Si l’on compte uniquement les crises ayant secoué l’économie mondiale durant le XXe siècle, il est possible de constater que leur nombre s’est démultiplié depuis 1971, année de l’abandon du système de référence-or et de la suprématie du dollar, considéré comme le point de départ d’un ensemble d’événements qui va engendrer la période d’instabilité financière mondiale que le monde vit actuellement. Il s’en est suivi plusieurs événements majeurs dont le flottement généralisé du cours des monnaies en 1973, le début d’une mondialisation financière favorisée par la montée en puissance des investissements dans la finance en 1979 et enfin le «Big Bang» de la City de Londres en 1986, qui a consacré l’émergence des politiques néolibérales appliquant la déréglementation, la désintermédiation et décloisonnement favorable à l’épanouissement des marchés financiers au Royaume-Uni et aux États-Unis.

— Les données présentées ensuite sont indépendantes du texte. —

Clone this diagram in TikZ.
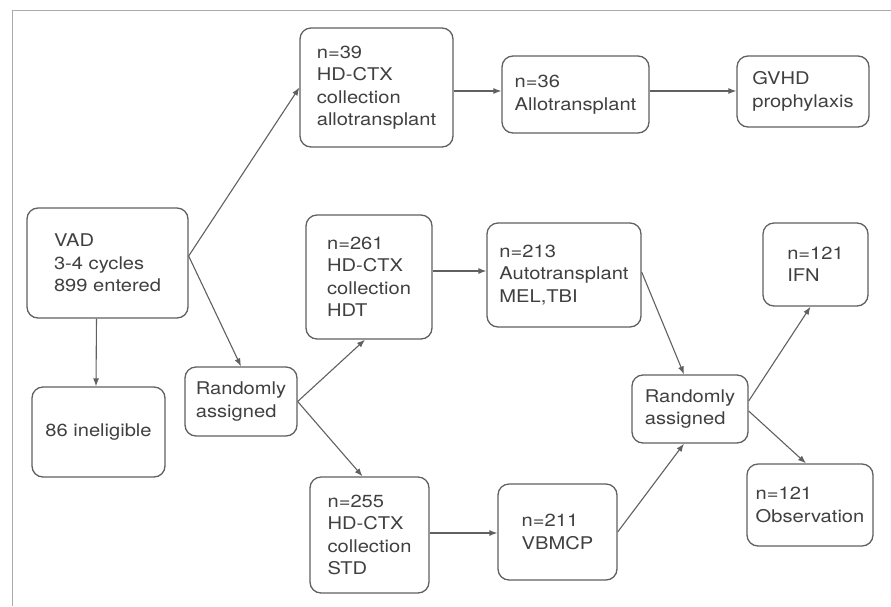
\documentclass[tikz,border=0pt]{standalone}
\usepackage{fontspec}
\setmainfont{TeX Gyre Heros}[FakeStretch=1.15]
\usetikzlibrary{arrows.meta,calc}
\definecolor{txt}{HTML}{404040}
\definecolor{ln}{HTML}{606060}
\definecolor{fr}{HTML}{AAAAAA}
\begin{document}
\begin{tikzpicture}[x=1pt,y=-1pt,
  box/.style={draw=ln, line width=1.3pt, rounded corners=11pt, inner sep=0pt,
    align=left, text=txt, font=\fontsize{17.5}{22.5}\selectfont},
  sz/.style 2 args={minimum width=#1pt, minimum height=#2pt},
  arr/.style={draw=ln, line width=1.1pt, -{Latex[length=8pt,width=6pt]}}]
\useasboundingbox (0,0) rectangle (891,606);
\draw[fr, line width=1pt] (12,606) -- (12,10) -- (891,10);

\node[box, sz={161}{110}] (vad) at (107.5,263) {VAD\\3-4 cycles\\899 entered};
\node[box, sz={133}{90}] (inel) at (98.5,432) {86 ineligible};
\node[box, sz={112}{69}] (rand1) at (241,401.5) {Randomly\\assigned};
\node[box, sz={153}{119}] (n39) at (376.5,87.5) {n=39\\HD-CTX\\collection\\allotransplant};
\node[box, sz={147}{77}] (n36) at (575.5,94.5) {n=36\\Allotransplant};
\node[box, sz={132}{71}] (gvhd) at (803,91.5) {GVHD\\prophylaxis};
\node[box, sz={126}{124}] (n261) at (369,277) {n=261\\HD-CTX\\collection\\HDT};
\node[box, sz={154}{104}] (n213) at (564,275) {n=213\\Autotransplant\\MEL,TBI};
\node[box, sz={116}{68}] (rand2) at (690,409) {Randomly\\assigned};
\node[box, sz={105}{83}] (ifn) at (815.5,264.5) {n=121\\IFN};
\node[box, sz={126}{82}] (obs) at (810,505) {n=121\\Observation};
\node[box, sz={119}{116}] (n255) at (369.5,535) {n=255\\HD-CTX\\collection\\STD};
\node[box, sz={119}{96}] (n211) at (557.5,532) {n=211\\VBMCP};

\coordinate (vs) at ($(vad.east)+(0,-7)$);
\coordinate (ya) at (0,91);
\coordinate (yb) at (0,271);
\coordinate (yc) at (0,533);

\draw[arr] (vs) -- (n39.west);
\draw[arr] (vs) -- (rand1.north);
\draw[arr] ($(vad.south)+(-11,0)$) -- ($(inel.north)+(-2.5,0)$);
\draw[arr] (rand1.east) -- ($(n261.south)+(-4,0)$);
\draw[arr] (rand1.east) -- ($(n255.north)+(-7,0)$);
\draw[arr] (n39.east |- ya) -- (n36.west |- ya);
\draw[arr] (n36.east |- ya) -- (gvhd.west |- ya);
\draw[arr] (n261.east |- yb) -- (n213.west |- yb);
\draw[arr] ($(n213.east)+(0,-3)$) -- ($(rand2.north)+(-6,0)$);
\draw[arr] (n255.east |- yc) -- (n211.west |- yc);
\draw[arr] (n211.east) -- ($(rand2.south)+(-6,0)$);
\draw[arr] ($(rand2.east)+(0,-8)$) -- ($(ifn.south)+(-5,0)$);
\draw[arr] ($(rand2.east)+(0,2)$) -- ($(obs.north)+(-4,0)$);
\end{tikzpicture}
\end{document}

Avec l’aide de l’économiste Omar Aktouf, professeur titulaire à HEC Montréal et membre du conseil scientifique d’ATTAC Québec, Sputnik entame une série d’émissions dans le but d’expliquer les fondements de ce néolibéralisme qui génèrent les crises répétitives sous le titre:
«Suite aux crises de 2008 et celle du Covid: leçons d’anti-économie et d’anti-management du néolibéralisme anglo-américain». Le Pr Aktouf fait partie des économistes ayant alerté depuis au moins 30 ans sur les dangers que faisait courir ce néolibéralisme anglo-américain à l’économie mondiale.
Pourquoi le concept d’économie-management?
Dans ce premier cours introductif, et afin d’analyser les problèmes ontologiques et structurels du capitalisme néolibéral anglo-américain, «il faut prendre l’économie et le management comme un tout, même si au départ nous analyserons séparément ces deux domaines», affirme le professeur Aktouf, précisant que «nous finirons par les interconnectés par la suite afin de tirer des conclusions proches de la réalité physique de l’économique».
L’économie-management, au service de qui?
Pour Omar Aktouf, le leitmotiv du capitalisme néolibéral anglo-américain «est comment gagner de l’argent. Le tandem économie-management fonctionne exclusivement pour accomplir cet objectif».
C’est ainsi que les hausses boursières provoquées d’une manière artificielle sont considérées par les adeptes du néolibéralisme comme un indicateur de la santé financière, explique-t-il, indépendamment de la situation réelle, qui est déterminée par exemple par le taux de chômage, la consommation, l’état de la santé, de l’éducation et des infrastructures.
Pour bien saisir cette notion, l’interlocuteur de Sputnik estime qu’il «est judicieux de comparer par exemple l’économie des États-Unis avec celles du Japon, de l’Allemagne et des pays scandinaves».
Quid de la relance après la crise du Covid-19?
Concernant les perspectives économiques mondiales une fois la crise sanitaire du Covid-19 vaincue, le professeur Omar Aktouf estime que «parler de sitôt d’une relance économique relève de la chimère. L’OCDE et la Banque mondiale parlent actuellement de la plus grande récession économique depuis la fin de la Seconde Guerre mondiale en 1945».
Enfin, le professeur Aktouf juge que le néolibéralisme a créé plusieurs concept et outil destructeurs desquels il faudrait impérativement sortir: «la monnaie, le salaire, le profit, le marché libre, la compétitivité et l’homme d’affaires». «Avec d’autres économistes et le célèbre linguiste américain Noam Chomsky, nous avons réalisé un documentaire intitulé “L’Encerclement” qui montre le côté fallacieux de ces concepts et outil et déconstruit leur rôle dans l’état où se trouve l’économie mondiale», conclut-il.